Listen, say yes, and commit were the first rules of comedy improvisation I learned.
They are the basic building blocks to create an entertaining improv performance and I quickly realised how valuable they are in everyday life.
Effective improv, like life, depends on collaboration and co-operation. If we are busy thinking only about ourselves and what we are going to do, or say next, we can't be fully present with the others. So often in life we can find ourselves in a conversation where we are not actually giving our full attention to the person speaking but instead just waiting for an opportunity to say what's on our mind.
In improv we learned to really listen to what the others we saying, to acknowledge and build upon it by saying 'yes, and...' and adding something more to the story, and the possibility of what might unfold.

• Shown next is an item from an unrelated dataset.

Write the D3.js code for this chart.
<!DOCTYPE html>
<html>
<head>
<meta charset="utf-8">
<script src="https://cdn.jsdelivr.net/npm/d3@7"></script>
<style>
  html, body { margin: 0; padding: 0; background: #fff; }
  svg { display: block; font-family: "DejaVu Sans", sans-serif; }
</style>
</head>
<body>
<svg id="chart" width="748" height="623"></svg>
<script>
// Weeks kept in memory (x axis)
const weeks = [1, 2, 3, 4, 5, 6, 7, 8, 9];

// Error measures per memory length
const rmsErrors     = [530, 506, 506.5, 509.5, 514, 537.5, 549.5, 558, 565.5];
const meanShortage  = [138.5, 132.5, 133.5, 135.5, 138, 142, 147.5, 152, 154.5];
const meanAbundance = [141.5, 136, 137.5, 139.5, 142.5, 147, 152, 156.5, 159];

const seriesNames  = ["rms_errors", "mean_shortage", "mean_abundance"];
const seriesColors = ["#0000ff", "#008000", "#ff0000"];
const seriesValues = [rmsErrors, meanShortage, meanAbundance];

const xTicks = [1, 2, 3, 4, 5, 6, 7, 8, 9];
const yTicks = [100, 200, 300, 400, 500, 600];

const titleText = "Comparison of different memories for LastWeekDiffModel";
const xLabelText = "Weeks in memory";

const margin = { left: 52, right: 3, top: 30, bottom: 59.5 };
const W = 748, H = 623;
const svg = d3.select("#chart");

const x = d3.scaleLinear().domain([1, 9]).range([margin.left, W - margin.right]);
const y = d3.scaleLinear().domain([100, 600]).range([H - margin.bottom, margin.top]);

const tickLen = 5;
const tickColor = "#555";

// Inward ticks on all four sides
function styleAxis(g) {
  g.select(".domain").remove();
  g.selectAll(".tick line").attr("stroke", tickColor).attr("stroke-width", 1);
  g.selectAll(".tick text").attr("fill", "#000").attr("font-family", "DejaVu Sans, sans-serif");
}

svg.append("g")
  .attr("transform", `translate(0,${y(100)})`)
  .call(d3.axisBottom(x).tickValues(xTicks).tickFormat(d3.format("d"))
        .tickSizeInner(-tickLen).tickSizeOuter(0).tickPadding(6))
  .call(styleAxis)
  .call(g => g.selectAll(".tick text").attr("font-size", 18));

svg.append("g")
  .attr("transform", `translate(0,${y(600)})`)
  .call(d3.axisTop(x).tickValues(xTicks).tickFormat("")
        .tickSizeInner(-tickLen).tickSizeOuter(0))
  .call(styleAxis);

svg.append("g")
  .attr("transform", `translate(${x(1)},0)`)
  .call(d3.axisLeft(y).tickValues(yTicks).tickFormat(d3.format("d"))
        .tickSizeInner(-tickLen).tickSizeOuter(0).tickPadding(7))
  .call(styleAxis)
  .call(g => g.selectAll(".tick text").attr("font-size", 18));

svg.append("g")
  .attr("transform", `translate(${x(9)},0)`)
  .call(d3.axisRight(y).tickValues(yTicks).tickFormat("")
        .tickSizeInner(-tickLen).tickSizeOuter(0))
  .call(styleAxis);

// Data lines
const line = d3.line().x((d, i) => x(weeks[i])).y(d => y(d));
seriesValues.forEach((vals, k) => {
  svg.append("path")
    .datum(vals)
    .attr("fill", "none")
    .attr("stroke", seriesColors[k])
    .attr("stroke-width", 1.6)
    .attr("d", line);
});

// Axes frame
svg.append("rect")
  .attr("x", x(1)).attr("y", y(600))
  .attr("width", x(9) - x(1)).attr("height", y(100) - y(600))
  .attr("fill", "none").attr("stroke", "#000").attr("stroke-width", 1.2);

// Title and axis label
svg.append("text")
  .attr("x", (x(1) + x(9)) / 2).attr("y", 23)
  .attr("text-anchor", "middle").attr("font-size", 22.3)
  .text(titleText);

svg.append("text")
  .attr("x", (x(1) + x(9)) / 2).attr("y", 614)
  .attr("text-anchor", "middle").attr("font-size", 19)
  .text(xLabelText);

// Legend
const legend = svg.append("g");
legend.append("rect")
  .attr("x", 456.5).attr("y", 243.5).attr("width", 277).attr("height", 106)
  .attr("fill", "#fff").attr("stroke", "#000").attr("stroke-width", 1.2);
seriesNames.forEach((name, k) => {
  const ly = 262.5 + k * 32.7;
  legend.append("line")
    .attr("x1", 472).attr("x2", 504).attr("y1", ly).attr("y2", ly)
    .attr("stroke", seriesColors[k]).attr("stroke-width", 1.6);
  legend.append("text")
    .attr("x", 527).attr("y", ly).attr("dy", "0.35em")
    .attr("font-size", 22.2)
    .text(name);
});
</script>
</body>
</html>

Swap the 'and' for a 'but' and you get a very different outcome. A series of 'yes, but...' responses really makes the energy drop, and the possibilities evaporate. But play along with a 'yes, and..' and a whole new world can open up in the moment. When we acknowledge and build upon someone's idea the energy and excitement can create all sorts of possibilities that we may never have imagined.

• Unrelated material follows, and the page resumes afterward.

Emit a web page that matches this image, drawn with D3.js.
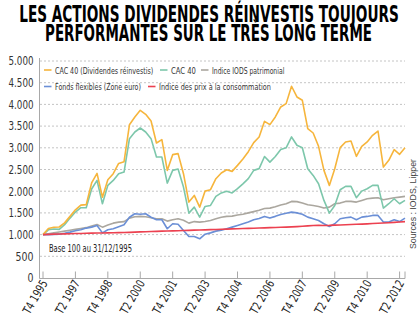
<!DOCTYPE html>
<html>
<head>
<meta charset="utf-8">
<script src="https://cdn.jsdelivr.net/npm/d3@7"></script>
<style>
  body { margin: 0; background: #fff; }
  svg { display: block; }
</style>
</head>
<body>
<div id="chart"></div>
<script>
// Quarterly values, base 1000 at T4 1995 (T4 1995 .. T3 2012)
const quarters = d3.range(68);

const cacDiv = [1000, 1140, 1170, 1175, 1270, 1420, 1570, 1680, 1690, 2190, 2410, 1860, 2265, 2404, 2640, 2680,
  3530, 3710, 3864, 3772, 3618, 3110, 3188, 2480, 2842, 2865, 2403, 1749, 1903, 1633, 2002, 2034,
  2288, 2420, 2495, 2457, 2595, 2740, 2910, 3120, 3250, 3610, 3534, 3710, 3941, 4018, 4418, 4171,
  4095, 3442, 3341, 3034, 2480, 2134, 2518, 3003, 3134, 3157, 2803, 3034, 3134, 3287, 3387, 2556,
  2711, 2957, 2849, 3003];

const cac40 = [1000, 1110, 1130, 1120, 1230, 1380, 1520, 1620, 1620, 2050, 2250, 1711, 2134, 2249, 2403, 2441,
  3211, 3364, 3456, 3364, 3211, 2787, 2787, 2187, 2480, 2510, 2095, 1495, 1633, 1403, 1649, 1672,
  1880, 1960, 2000, 1960, 2060, 2170, 2290, 2480, 2520, 2800, 2670, 2800, 2960, 3000, 3250, 3060,
  3000, 2518, 2364, 2173, 1788, 1495, 1672, 2034, 2111, 2111, 1850, 2002, 2057, 2134, 2134, 1611,
  1711, 1826, 1711, 1788];

const iods = [1000, 1020, 1040, 1060, 1080, 1100, 1120, 1140, 1160, 1200, 1234, 1172, 1220, 1264, 1288, 1300,
  1380, 1410, 1420, 1410, 1390, 1365, 1365, 1311, 1342, 1365, 1330, 1264, 1300, 1288, 1303, 1326,
  1365, 1400, 1420, 1426, 1450, 1470, 1500, 1530, 1560, 1600, 1610, 1640, 1680, 1710, 1765, 1760,
  1726, 1688, 1672, 1649, 1611, 1633, 1711, 1726, 1765, 1765, 1749, 1788, 1826, 1841, 1849, 1803,
  1826, 1849, 1864, 1880];

const fonds = [1000, 1000, 1005, 1010, 1030, 1057, 1090, 1110, 1150, 1172, 1211, 1040, 1111, 1134, 1180, 1227,
  1400, 1480, 1470, 1480, 1400, 1342, 1342, 1134, 1250, 1240, 1096, 957, 957, 904, 1010, 1040,
  1080, 1100, 1135, 1172, 1210, 1250, 1290, 1340, 1370, 1419, 1380, 1420, 1465, 1490, 1518, 1500,
  1470, 1403, 1365, 1326, 1250, 1188, 1250, 1365, 1388, 1403, 1342, 1403, 1419, 1442, 1442, 1288,
  1288, 1342, 1300, 1380];

const cpi = [1000, 1006, 1012, 1015, 1017, 1020, 1024, 1027, 1030, 1033, 1036, 1038, 1040, 1042, 1045, 1048,
  1052, 1057, 1062, 1066, 1070, 1074, 1080, 1083, 1086, 1090, 1094, 1098, 1102, 1107, 1110, 1114,
  1118, 1123, 1127, 1131, 1135, 1139, 1143, 1147, 1151, 1155, 1160, 1164, 1168, 1172, 1178, 1184,
  1192, 1200, 1210, 1214, 1210, 1212, 1218, 1222, 1228, 1234, 1238, 1242, 1248, 1256, 1262, 1268,
  1274, 1282, 1290, 1298];

// Tick labels every 6 quarters
const tickIndex = [0, 6, 12, 18, 24, 30, 36, 42, 48, 54, 60, 66];
const tickLabels = ["T4 1995", "T2 1997", "T4 1998", "T2 2000", "T4 2001", "T2 2003",
  "T4 2004", "T2 2006", "T4 2007", "T2 2009", "T4 2010", "T2 2012"];

const yTicks = d3.range(0, 5001, 500);

const series = [
  { name: "Indice IODS patrimonial", values: iods, color: "#aba79f" },
  { name: "Fonds flexibles (Zone euro)", values: fonds, color: "#6b8fd6" },
  { name: "CAC 40", values: cac40, color: "#7dc7ab" },
  { name: "CAC 40 (Dividendes réinvestis)", values: cacDiv, color: "#f6b53c" },
  { name: "Indice des prix à la consommation", values: cpi, color: "#ec4150" }
];

const width = 420, height = 328;
const narrow = "'DejaVu Sans Condensed', 'Liberation Sans Narrow', sans-serif";

const svg = d3.select("#chart")
  .append("svg")
  .attr("width", width)
  .attr("height", height);

// Squeeze a text horizontally to a given width (the reference uses a very condensed face)
function fitText(parent, str, px, py, w, opts) {
  const t = parent.append("text")
    .attr("text-anchor", opts.anchor || "start")
    .style("font-family", opts.family || narrow)
    .style("font-weight", opts.weight || "normal")
    .style("font-size", opts.size + "px")
    .style("fill", opts.fill || "#333")
    .text(str);
  const natural = t.node().getComputedTextLength();
  t.attr("transform", `translate(${px},${py}) rotate(${opts.rotate || 0}) scale(${w / natural},1)`);
  return t;
}

// Title
fitText(svg, "LES ACTIONS DIVIDENDES RÉINVESTIS TOUJOURS", 209, 21.5, 380,
  { anchor: "middle", weight: "bold", size: 23.5, fill: "#000" });
fitText(svg, "PERFORMANTES SUR LE TRÈS LONG TERME", 208.5, 41, 327,
  { anchor: "middle", weight: "bold", size: 23.5, fill: "#000" });

// Scales
const x = d3.scaleLinear().domain([0, 67]).range([43, 405]);
const y = d3.scaleLinear().domain([0, 5000]).range([278, 61]);

// Gridlines
svg.append("g")
  .selectAll("line")
  .data(yTicks.filter(d => d > 0))
  .enter().append("line")
  .attr("x1", 40).attr("x2", 405)
  .attr("y1", d => y(d)).attr("y2", d => y(d))
  .attr("stroke", "#b5b5b5")
  .attr("stroke-width", 0.8)
  .attr("stroke-dasharray", "2,2");

// Y labels
const yFormat = d => d === 0 ? "0" : d3.format(",")(d).replace(",", ".");
yTicks.forEach(d => {
  fitText(svg, yFormat(d), 33.5, y(d) + 4.3, d === 0 ? 6 : (d < 1000 ? 18 : 25),
    { anchor: "end", size: 12.5, fill: "#333" });
});

// Axis lines
svg.append("line")
  .attr("x1", 39.5).attr("x2", 39.5)
  .attr("y1", 58).attr("y2", 278.5)
  .attr("stroke", "#a8a8a8");
svg.append("line")
  .attr("x1", 39.5).attr("x2", 405)
  .attr("y1", 278.5).attr("y2", 278.5)
  .attr("stroke", "#a8a8a8");

// X ticks (pointing up) + end tick
svg.append("g")
  .selectAll("line")
  .data(tickIndex.concat([67]))
  .enter().append("line")
  .attr("x1", d => x(d)).attr("x2", d => x(d))
  .attr("y1", 271.5).attr("y2", 278.5)
  .attr("stroke", "#a8a8a8");

// X labels, rotated
tickIndex.forEach((d, i) => {
  fitText(svg, tickLabels[i], x(d) + 5, 283, 37,
    { anchor: "end", size: 12, fill: "#222", rotate: -60 });
});

// Lines
const line = d3.line()
  .x((d, i) => x(quarters[i]))
  .y(d => y(d));

svg.append("g")
  .selectAll("path")
  .data(series)
  .enter().append("path")
  .attr("d", d => line(d.values))
  .attr("fill", "none")
  .attr("stroke", d => d.color)
  .attr("stroke-width", 1.6)
  .attr("stroke-linejoin", "round");

// Legend
const legendItems = [
  { s: 3, x: 44, y: 70, w: 98.5 },
  { s: 2, x: 160, y: 70, w: 25 },
  { s: 0, x: 201, y: 70, w: 72.5 },
  { s: 1, x: 44, y: 86.5, w: 86 },
  { s: 4, x: 148, y: 86.5, w: 112 }
];
const legend = svg.append("g");
legendItems.forEach(item => {
  const s = series[item.s];
  legend.append("line")
    .attr("x1", item.x).attr("x2", item.x + 7.5)
    .attr("y1", item.y).attr("y2", item.y)
    .attr("stroke", s.color).attr("stroke-width", 1.6);
  fitText(legend, s.name, item.x + 11, item.y + 3.5, item.w, { size: 9.5, fill: "#333" });
});

// Notes
fitText(svg, "Base 100 au 31/12/1995", 49, 252, 83, { size: 11, fill: "#222" });

fitText(svg, "Sources : IODS, Lipper", 415.5, 249, 90,
  { size: 9.5, fill: "#444", family: "'Liberation Sans', Arial, sans-serif", rotate: -90 });
</script>
</body>
</html>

Finally, commit. Throw ourselves all in. Don't loiter on the sidelines, one foot in, one foot out. But be decisive. Commit to what is happening as if it really matters. You might be surprised what is possible.
Have you noticed what your natural stance is? Do you pay full attention when someone is speaking with you, do you acknowledge and build upon what they say, or are you more likely to have your own agenda, and discourage their ideas whether consciously or not?